Their defense of the share swap exercise was in spite of the obvious anti-competitive elements contained and arising from the “Comprehensive Collaboration Framework” which will reduce flights and increase the price of air tickets.
However, the financial results of MAS for December 2011, just 4 months into the swap exercise showing a RM1.28 billion loss for the final quarter of the year, and a RM2.52 billion loss for the full financial year shocked the Administration and had many leaders in Barisan Nasional (BN) baying for blood.
The staggering losses according to the BN critics proved the failure of the restructuring and rescue exercise and the pressure was applied on the Prime Minister to unwind the swap deal. It is now widely reported that Datuk Seri Najib Razak is seriously contemplating rolling back the August 2011 agreements.
According to The Malaysian Insider, “Putrajaya is considering a special entity to take loss-making Malaysia Airlines (MAS) off its main shareholders, Khazanah Nasional Berhad and Tune Air Sdn Bhd, if the Najib administration caves in to demands from the flag carrier’s worker unions to unravel an unpopular eight-month-old share swap.”
The ease and absolutely lack of proper evaluation in the way the Najib administration makes decision is even more shocking than the losses incurred by MAS.
Was Najib seriously expecting the new management team brought in and started serious work perhaps only in September 2011 to work miracles and create surprisingly profitable results within 3 months?
In reality, out of the RM1.28 billion of losses incurred for the 4th quarter of 2011, RM1.09 billion were financial provisions made for items such as stock obsolescence and impairment of freighters. These provisions were the “legacy” left behind by the previous management which should be best dealt with at the earliest possible instance. There can be no “new start” for MAS if the rotten could not be rid of from its books.
Najib’s contemplation of changing course less than 8 months into the deal is akin to doe-eyed Premier League football club owners who hire and fire managers at will following a string of bad runs, as if the new managers will always be able to perform miracles with the same set of players and set up.
The fact is that MAS has been in a state of malaise which it has never reversed ever since Mahathir decided to privatise the airline to Tan Sri Tajuddin Ramli. If Najib was seriously expecting the turnaround flight to be any less turbulent, then he must seriously take a peek out of his first-class cabin.

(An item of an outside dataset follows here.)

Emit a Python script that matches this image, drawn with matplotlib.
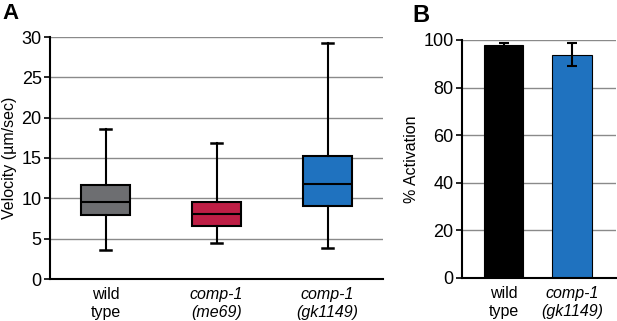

The sudden decision to execute the share swap in August 2011 and now the serious contemplation to unwind the exercise before the management is even able to impose its will and direction epitomises Najib’s impulse-driven decision-making. Such hare-brained impulsiveness has characterised Najib’s administration with multiple U-turns in his policies, including but not limited to the much-hyped eradication of racial quotas in the “New Economic Model”, the reversal of the “Malaysian First” definition and the promise of “open tenders”.
As a result, many local and foreign investors have lost faith in his ability to make substantive reforms and effect changes in our political and economic system. They now perceives Najib as probably the most fickle-minded Prime Minister in Malaysia’s history.